Bernie Sanders’ presidential campaign inspired a wave of socialists to run for office. How do you see your race fitting into this broader national trend?

Jessica Scarane

The trend that we’re seeing has excited a lot of people about our race. There has been a lot of conversation about how we are making wins in the House and need to get those wins in the Senate. Delaware is a fantastic opportunity to do that because of its size. A statewide race in Delaware is about the size of a congressional seat, and in some cases, a very large city council district, when we’re talking about the votes that we need to get.

I think we have to move forward by being really strategic by looking for these races where we can absolutely win, particularly when we’re talking about strong democratic states where the representation does not align with the needs of the people of the state.

We have to look at this from the perspective of things we’re fighting for. We’re gonna have to keep fighting no matter who’s at the top of the executive branch. The way forward is to continue those policy fights, but also continue organizing on the ground.

We have to fight for additional labor power. About 10 percent of people in our country are in labor unions right now. That’s a space where we can be focusing our efforts to organize and build more labor power. This has to come down to not only instituting social programs and a strong social safety net. This movement can’t just stop at programs and reform. It has to include a push for workplace democracy, because creating an economy where workers have control is really the path to longevity for those couple of goods.

Indigo Olivier

What does it mean to be a democratic socialist?

Jessica Scarane

It has to be working toward a world where everyone’s needs are met so they can actually thrive. That should not solely be through top-down programs, but through our own control and empowerment of our lives.

Indigo Olivier

If elected, you’ll be coming into a situation where we’re still dealing with an unprecedented health crisis and likely a mass eviction crisis. The policies you support like Medicare for All and Housing for All obviously address these, but they’re not going to be passed immediately. What would you say are your immediate priorities if elected?

Jessica Scarane

I support the bill that is in the Senate right now to give every one $2,000 a month to guarantee stability for people. I support eviction moratoriums and cancelling rent and mortgage payments, because I don’t think that we should have ever let a public health crisis cascade into an economic crisis. Our federal government needs to be using its power to create stability for people through this crisis.
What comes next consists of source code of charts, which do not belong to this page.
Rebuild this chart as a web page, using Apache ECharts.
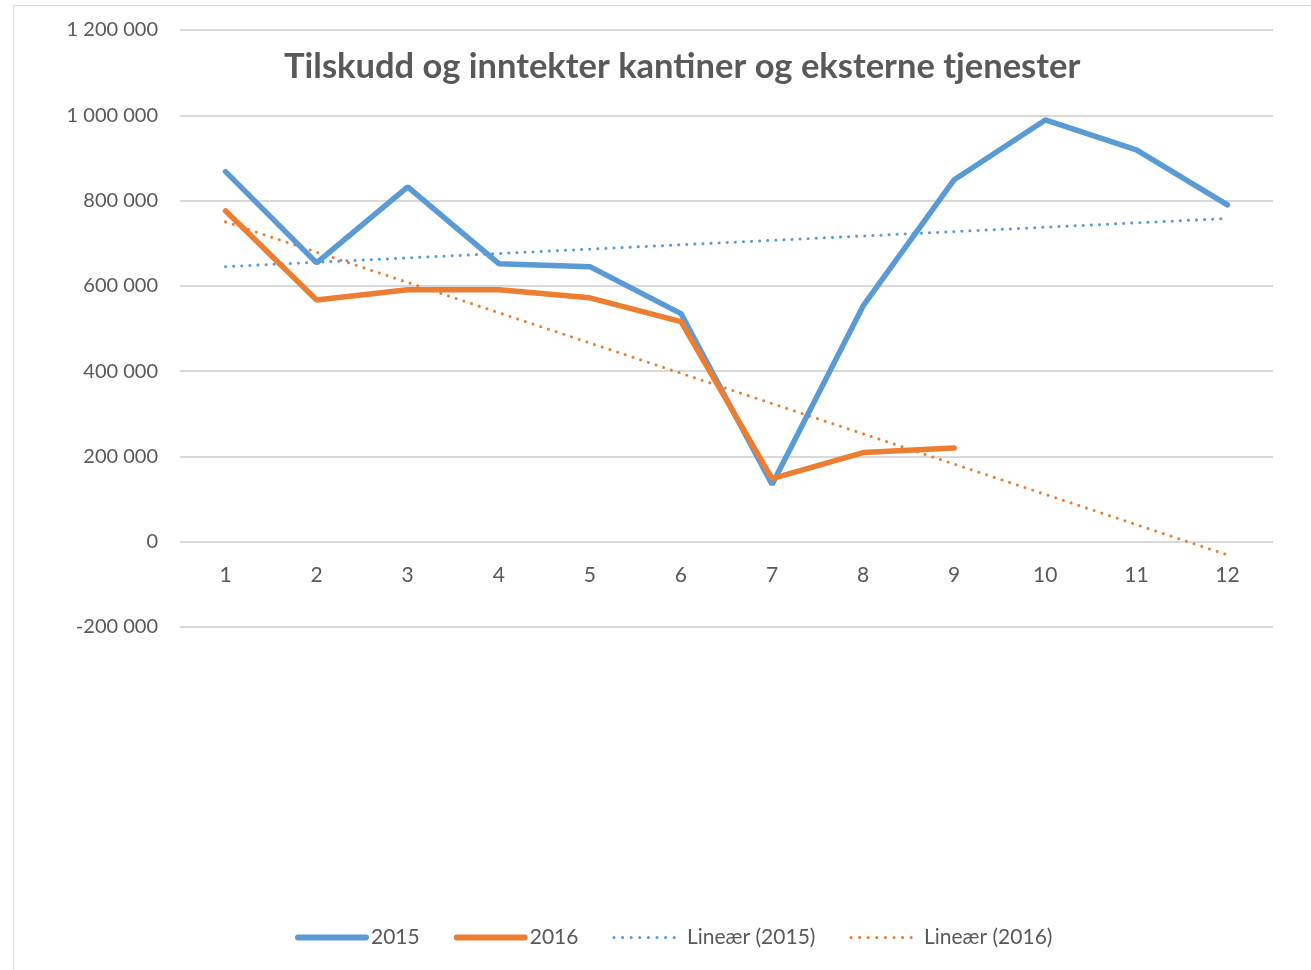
<!DOCTYPE html>
<html>
<head>
<meta charset="utf-8">
<script src="https://cdn.jsdelivr.net/npm/echarts@6/dist/echarts.min.js"></script>
<style>
  html, body { margin: 0; padding: 0; background: #fff; }
  #frame { position: absolute; left: 13px; top: 5px; width: 1400px; height: 1000px; border: 1px solid #d9d9d9; }
  #chart { position: absolute; left: 0; top: 0; width: 1311px; height: 970px; }
</style>
</head>
<body>
<div id="frame"></div>
<div id="chart"></div>
<script>
const months = ['1', '2', '3', '4', '5', '6', '7', '8', '9', '10', '11', '12']
const values2015 = [868000, 654000, 832000, 652000, 645000, 535000, 134000, 553000, 849000, 989000, 919000, 790000]
const values2016 = [776000, 567000, 591000, 591000, 572000, 516000, 148000, 209000, 220000]
// trendlines, only the two ends
const trend2015 = [645000, null, null, null, null, null, null, null, null, null, null, 758000]
const trend2016 = [750000, null, null, null, null, null, null, null, null, null, null, -31000]

const blue = '#5b9bd5'
const orange = '#ed7d31'
const grey = '#595959'
const font = 'Lato'

const chartDom = document.getElementById('chart')
const chartInstance = echarts.init(chartDom)

const fmt = function (v) {
    const s = Math.abs(v).toString().replace(/\B(?=(\d{3})+(?!\d))/g, ' ')
    return (v < 0 ? '-' : '') + s
}

const option = {
    animation: false,
    title: {
        text: 'Tilskudd og inntekter kantiner og eksterne tjenester',
        left: 279,
        top: 44,
        textStyle: { fontFamily: font, fontWeight: 'bold', fontSize: 34.5, color: grey }
    },
    legend: {
        left: 290,
        top: 922,
        itemWidth: 68,
        itemHeight: 12,
        itemGap: 34,
        itemStyle: { opacity: 0 },
        textStyle: { fontFamily: font, fontSize: 21, color: grey },
        data: [
            { name: '2015', lineStyle: { width: 6, cap: 'round' } },
            { name: '2016', lineStyle: { width: 6, cap: 'round' } },
            { name: 'Lineær (2015)', lineStyle: { width: 3, type: [0.1, 8.5], cap: 'round' } },
            { name: 'Lineær (2016)', lineStyle: { width: 3, type: [0.1, 8.5], cap: 'round' } }
        ]
    },
    grid: {
        left: 180,
        right: 38,
        top: 30,
        bottom: 343
    },
    xAxis: {
        type: 'category',
        data: months,
        boundaryGap: true,
        offset: -86,
        axisLine: { onZero: false, show: false },
        axisTick: { show: false },
        axisLabel: { fontFamily: font, fontSize: 21, color: grey, margin: 24 }
    },
    yAxis: {
        type: 'value',
        min: -200000,
        max: 1200000,
        interval: 200000,
        axisLine: { show: false },
        axisTick: { show: false },
        axisLabel: { fontFamily: font, fontSize: 20, color: grey, margin: 22, formatter: fmt },
        splitLine: { lineStyle: { color: '#d9d9d9', width: 2 } }
    },
    series: [
        {
            name: '2015',
            type: 'line',
            symbol: 'none',
            data: values2015,
            itemStyle: { color: blue },
            lineStyle: { color: blue, width: 5.5, cap: 'round' },
            z: 3
        },
        {
            name: '2016',
            type: 'line',
            symbol: 'none',
            data: values2016,
            itemStyle: { color: orange },
            lineStyle: { color: orange, width: 5.5, cap: 'round' },
            z: 4
        },
        {
            name: 'Lineær (2015)',
            type: 'line',
            symbol: 'none',
            connectNulls: true,
            data: trend2015,
            itemStyle: { color: blue },
            lineStyle: { color: blue, width: 3, type: [0.1, 8], cap: 'round' },
            z: 2
        },
        {
            name: 'Lineær (2016)',
            type: 'line',
            symbol: 'none',
            connectNulls: true,
            data: trend2016,
            itemStyle: { color: orange },
            lineStyle: { color: orange, width: 3, type: [0.1, 8], cap: 'round' },
            z: 2
        }
    ]
}

option && chartInstance.setOption(option)
</script>
</body>
</html>
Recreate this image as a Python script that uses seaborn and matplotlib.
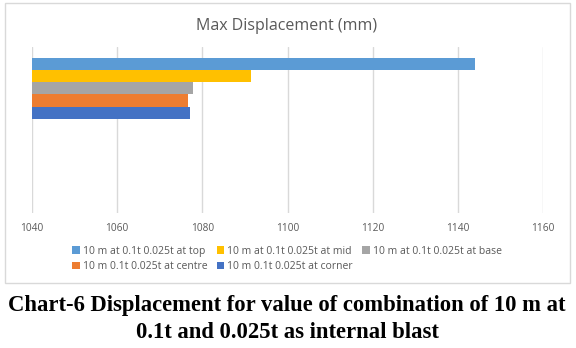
import matplotlib
matplotlib.use("Agg")
import matplotlib.pyplot as plt
from matplotlib.patches import Rectangle
import pandas as pd
import seaborn as sns

# Data
series = [
    "10 m at 0.1t 0.025t at top",
    "10 m at 0.1t 0.025t at mid",
    "10 m at 0.1t 0.025t at base",
    "10 m 0.1t 0.025t at centre",
    "10 m 0.1t 0.025t at corner",
]
values = [1144.1, 1091.5, 1077.8, 1076.6, 1077.0]
colors = ["#5B9BD5", "#FFC000", "#A5A5A5", "#ED7D31", "#4472C4"]
x_ticks = [1040, 1060, 1080, 1100, 1120, 1140, 1160]

df = pd.DataFrame({"group": ["1"] * len(series), "series": series, "value": values})

sns.set_theme(style="white")
plt.rcParams["font.family"] = ["Open Sans", "DejaVu Sans"]

W, H = 576, 348
fig = plt.figure(figsize=(W / 100, H / 100), dpi=100)
fig.patch.set_facecolor("white")

# chart frame
fig.add_artist(Rectangle((4.7 / W, 1 - 282.5 / H), (570 - 4.7) / W, (282.5 - 3.3) / H,
                         transform=fig.transFigure, fill=False,
                         edgecolor="#D9D9D9", linewidth=1.0))

left, right, top, bottom = 32, 543, 46.7, 213
ax = fig.add_axes([left / W, 1 - bottom / H, (right - left) / W, (bottom - top) / H])

sns.barplot(data=df, x="value", y="group", hue="series", hue_order=series,
            palette=colors, orient="h", width=0.74, dodge=True, ax=ax,
            legend=False, saturation=1, linewidth=0, gap=0)

ax.set_xlim(1040, 1160)
ax.set_ylim(1.5, -0.5)
ax.set_xticks(x_ticks)
ax.set_xticklabels([str(t) for t in x_ticks], fontsize=7.3, color="#595959")
ax.tick_params(axis="x", length=0, pad=7)
ax.set_yticks([])
ax.set_xlabel("")
ax.set_ylabel("")
ax.grid(axis="x", color="#D9D9D9", linewidth=1.0)
ax.set_axisbelow(True)
for s in ax.spines.values():
    s.set_visible(False)

fig.text(287 / W, 1 - 26 / H, "Max Displacement (mm)", ha="center", va="center",
         fontsize=11.5, color="#595959")

# legend filled row by row: 3 entries on the first row, 2 on the second
order = [0, 3, 1, 4, 2]
handles = [Rectangle((0, 0), 1, 1, facecolor=colors[i], edgecolor="none") for i in order]
labels = [series[i] for i in order]
fig.legend(handles, labels, loc="center", ncol=3,
           bbox_to_anchor=(287 / W, 1 - 259 / H), frameon=False,
           fontsize=7.5, labelcolor="#595959", handlelength=0.7, handleheight=0.7,
           handletextpad=0.3, columnspacing=0.9, labelspacing=0.45,
           borderpad=0)

cap = dict(ha="center", va="baseline", fontsize=16.3, fontweight="bold",
           family=["Liberation Serif", "DejaVu Serif"], color="black")
fig.text(287 / W, 1 - 310.7 / H, "Chart-6 Displacement for value of combination of 10 m at", **cap)
fig.text(287 / W, 1 - 338.3 / H, "0.1t and 0.025t as internal blast", **cap)

fig.savefig("out.png", dpi=100, facecolor="white")
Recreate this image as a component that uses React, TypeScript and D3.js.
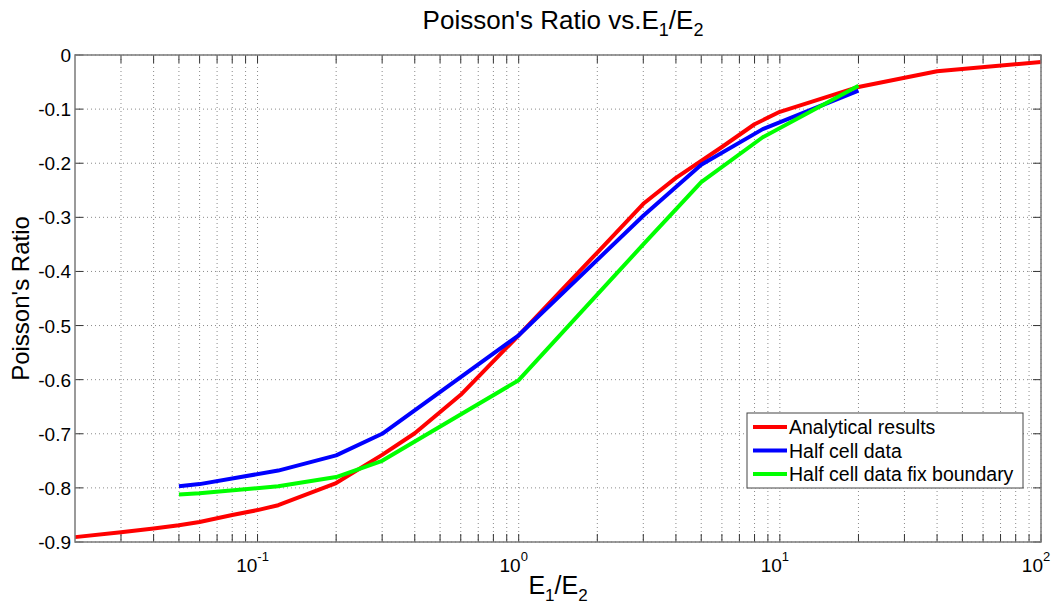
import React from "react";
import * as d3 from "d3";

const analyticalX = [0.02, 0.03, 0.04, 0.05, 0.06, 0.08, 0.1, 0.12, 0.2, 0.3, 0.4, 0.6, 1, 2, 3, 4, 6, 8, 10, 20, 40, 100];
const analyticalY = [-0.891, -0.882, -0.875, -0.869, -0.863, -0.85, -0.841, -0.832, -0.791, -0.739, -0.699, -0.628, -0.518, -0.365, -0.275, -0.227, -0.17, -0.128, -0.105, -0.059, -0.03, -0.013];

const halfCellX = [0.05, 0.06, 0.12, 0.2, 0.3, 1, 3, 5, 8.6, 20];
const halfCellY = [-0.797, -0.793, -0.768, -0.74, -0.7, -0.518, -0.297, -0.203, -0.137, -0.066];

const fixBoundaryX = [0.05, 0.06, 0.12, 0.2, 0.3, 1, 3, 5, 8.6, 20];
const fixBoundaryY = [-0.812, -0.81, -0.797, -0.78, -0.75, -0.601, -0.35, -0.235, -0.152, -0.057];

const seriesNames = ["Analytical results", "Half cell data", "Half cell data fix boundary"];
const seriesColors = ["#ff0000", "#0000ff", "#00ff00"];

const yTicks = [0, -0.1, -0.2, -0.3, -0.4, -0.5, -0.6, -0.7, -0.8, -0.9];
const yTickLabels = ["0", "-0.1", "-0.2", "-0.3", "-0.4", "-0.5", "-0.6", "-0.7", "-0.8", "-0.9"];
const xMajor = [0.1, 1, 10, 100];
const xMajorExp = ["-1", "0", "1", "2"];

const W = 1058, H = 608;
const L = 75, R = 1041, T = 55, B = 542;
const FONT = "'Liberation Sans', Arial, sans-serif";

export default function App() {
  const x = d3.scaleLog().domain([0.02, 100]).range([L, R]);
  const y = d3.scaleLinear().domain([-0.9, 0]).range([B, T]);

  const minor: number[] = [];
  [0.01, 0.1, 1, 10].forEach((d) => {
    for (let k = 1; k <= 9; k++) {
      const v = d * k;
      if (v >= 0.0299 && v <= 100 && !xMajor.some((m) => Math.abs(m - v) < 1e-9)) minor.push(v);
    }
  });
  const allX = [...minor, ...xMajor];

  const line = d3
    .line<[number, number]>()
    .x((d) => x(d[0]))
    .y((d) => y(d[1]));

  const series = [
    analyticalX.map((v, i) => [v, analyticalY[i]] as [number, number]),
    halfCellX.map((v, i) => [v, halfCellY[i]] as [number, number]),
    fixBoundaryX.map((v, i) => [v, fixBoundaryY[i]] as [number, number]),
  ];

  const tick = 8;
  const lg = { x: 747, y: 413, w: 276, h: 75 };

  return (
    <svg width={W} height={H} style={{ position: "absolute", left: 0, top: 0, background: "#fff" }} fontFamily={FONT}>
      <rect x={0} y={0} width={W} height={H} fill="#fff" />
      {allX.map((v, i) => (
        <line key={"gx" + i} x1={x(v)} x2={x(v)} y1={T} y2={B} stroke="#8a8a8a" strokeWidth={1} strokeDasharray="1,3" />
      ))}
      {yTicks.map((v, i) => (
        <line key={"gy" + i} x1={L} x2={R} y1={y(v)} y2={y(v)} stroke="#8a8a8a" strokeWidth={1} strokeDasharray="1,3" />
      ))}
      {allX.map((v, i) => (
        <g key={"tx" + i}>
          <line x1={x(v)} x2={x(v)} y1={B} y2={B - tick} stroke="#333" />
          <line x1={x(v)} x2={x(v)} y1={T} y2={T + tick} stroke="#333" />
        </g>
      ))}
      {yTicks.map((v, i) => (
        <g key={"ty" + i}>
          <line x1={L} x2={L + tick} y1={y(v)} y2={y(v)} stroke="#333" />
          <line x1={R} x2={R - tick} y1={y(v)} y2={y(v)} stroke="#333" />
        </g>
      ))}
      {series.map((s, i) => (
        <path key={"s" + i} d={line(s) || ""} fill="none" stroke={seriesColors[i]} strokeWidth={4} strokeLinejoin="round" />
      ))}
      <rect x={L} y={T} width={R - L} height={B - T} fill="none" stroke="#7a7a7a" strokeWidth={1.5} />
      {yTicks.map((v, i) => (
        <text key={"yl" + i} x={L - 4} y={y(v) + 7} textAnchor="end" fontSize={19} fill="#000">
          {yTickLabels[i]}
        </text>
      ))}
      {xMajor.map((v, i) => (
        <text key={"xl" + i} x={x(v) - 5} y={572} textAnchor="middle" fontSize={19} fill="#000">
          10
          <tspan dy={-11} fontSize={13}>{xMajorExp[i]}</tspan>
        </text>
      ))}
      <text x={563} y={29} textAnchor="middle" fontSize={26} fill="#000">
        Poisson's Ratio vs.E<tspan dy={7} fontSize={18}>1</tspan>
        <tspan dy={-7}>/E</tspan>
        <tspan dy={7} fontSize={18}>2</tspan>
      </text>
      <text x={558} y={594} textAnchor="middle" fontSize={25} fill="#000">
        E<tspan dy={7} fontSize={17}>1</tspan>
        <tspan dy={-7}>/E</tspan>
        <tspan dy={7} fontSize={17}>2</tspan>
      </text>
      <text transform={`translate(29,${(T + B) / 2}) rotate(-90)`} textAnchor="middle" fontSize={24} fill="#000">
        Poisson's Ratio
      </text>
      <rect x={lg.x} y={lg.y} width={lg.w} height={lg.h} fill="#fff" stroke="#444" strokeWidth={1} />
      {seriesNames.map((n, i) => (
        <g key={"lg" + i}>
          <line x1={753} x2={787} y1={427 + i * 23.5} y2={427 + i * 23.5} stroke={seriesColors[i]} strokeWidth={4} />
          <text x={789} y={427 + i * 23.5 + 7} fontSize={19.5} fill="#000">
            {n}
          </text>
        </g>
      ))}
    </svg>
  );
}
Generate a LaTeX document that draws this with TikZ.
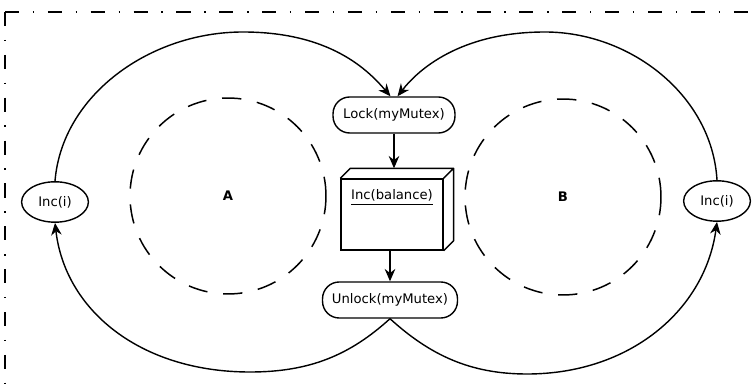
\documentclass[tikz,border=0pt]{standalone}
\usepackage{fontspec}
\setmainfont{DejaVu Sans}
\usetikzlibrary{arrows.meta,shapes.geometric,positioning}
\tikzset{
  every picture/.style={draw=black, text=black},
  txt/.style={font=\fontsize{7.5}{9}\selectfont},
  action/.style={txt, draw, line width=0.8pt, rounded corners=9.5pt,
    minimum height=20.5pt, inner sep=0pt},
  event/.style={txt, draw, ellipse, line width=0.8pt, inner sep=0pt,
    minimum width=38pt, minimum height=23pt},
  region/.style={circle, draw, dashed, line width=0.85pt,
    dash pattern=on 11pt off 9pt, minimum size=3.92cm, inner sep=0pt,
    font=\fontsize{7.5}{9}\selectfont\bfseries},
  flow/.style={line width=0.8pt, -{Stealth[length=7pt,width=6pt]}},
  border/.style={line width=0.8pt,
    dash pattern=on 8pt off 7.8pt on 0.8pt off 7.8pt},
}

\begin{document}
\begin{tikzpicture}[x=0.02cm, y=-0.02cm]
\useasboundingbox (0,0) rectangle (753,384);
% Frame round the whole diagram
\draw[border] (5,12) -- (760,12);
\draw[border] (5,12) -- (5,390);
% Regions A and B
\node[region] (regA) at (228,196) {A};
\node[region] (regB) at (563,197) {B};
% Central sequence
\node[action, minimum width=69.4pt] (lock) at (394,115) {Lock(myMutex)};
\node[draw, line width=0.8pt, minimum width=58pt, minimum height=40.4pt,
  inner sep=0pt] (bal) at (392,214.5) {};
\node[txt] (baltxt) at ([yshift=-10.8pt]bal.north) {\underline{Inc(balance)}};
\draw[line width=0.8pt, line join=round]
  (bal.north west) -- ++(10,-10) -- ([shift={(10,-10)}]bal.north east)
  -- ([shift={(10,-10)}]bal.south east) -- (bal.south east)
  (bal.north east) -- ++(10,-10);
\coordinate (baltop) at ([shift={(2,-10)}]bal.north);
\node[action, minimum width=76.8pt] (unlock) at (390,300) {Unlock(myMutex)};
% Increments on both sides
\node[event] (incL) at (55,202) {Inc(i)};
\node[event] (incR) at (717,201) {Inc(i)};
% Straight arrows
\draw[flow] (lock.south) -- (lock.south |- baltop);
\draw[flow] (unlock.north |- bal.south) -- (unlock.north);
% Loops
\draw[flow] (incL.north) .. controls (62,95) and (150,32) .. (243,32)
  .. controls (330,32) and (368,70) .. ([xshift=-2pt]lock.north);
\draw[flow] (incR.north) .. controls (712,95) and (630,32) .. (545,32)
  .. controls (460,32) and (418,70) .. ([xshift=2pt]lock.north);
\draw[flow] (unlock.south) .. controls (350,355) and (310,372) .. (250,372)
  .. controls (140,372) and (65,310) .. (incL.south);
\draw[flow] (unlock.south) .. controls (430,355) and (470,374) .. (527,374)
  .. controls (630,374) and (705,310) .. (incR.south);
\end{tikzpicture}
\end{document}
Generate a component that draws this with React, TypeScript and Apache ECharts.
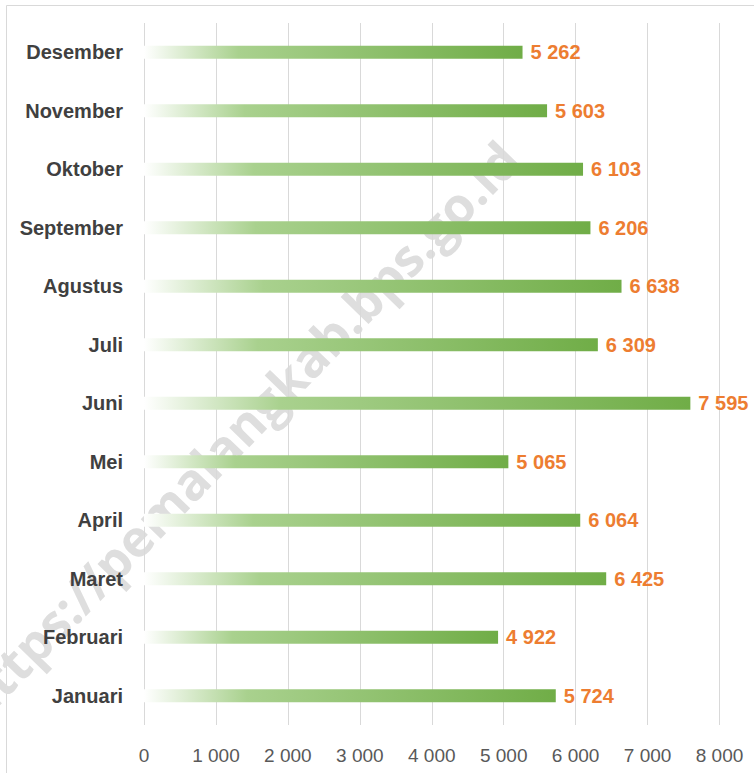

Ensuring that people have money and stability as well as guaranteed housing through this period and the months following it until things are back on track is essential. But we can also be supporting granting Medicare in its current form to more people. It’s not Medicare for All as we think about it from a policy standpoint, but it is a way that we could ensure that people who happen to get sick don’t end up going bankrupt.

Indigo Olivier

It’s been said that you should never let a good crisis go to waste. Do you see any opportunities, through this pandemic, where we could pass more progressive policy?

Jessica Scarane

I think what we have to really resist is this idea of getting back to normal because normal was failing millions of people. Normal was creating climate catastrophe and housing instability and people who are held in wage slavery. An opportunity here has presented itself to people who maybe weren’t experiencing those things who have now had the curtain pulled back a little bit, or potentially been exposed to more of what people were experiencing more broadly.

We have to capitalize on that and say going back is not going to prevent this from happening again. How do we instead go forward and protect ourselves from this situation? How do we create an economy and a society that better cares for every single person and restores the dignity of every single person?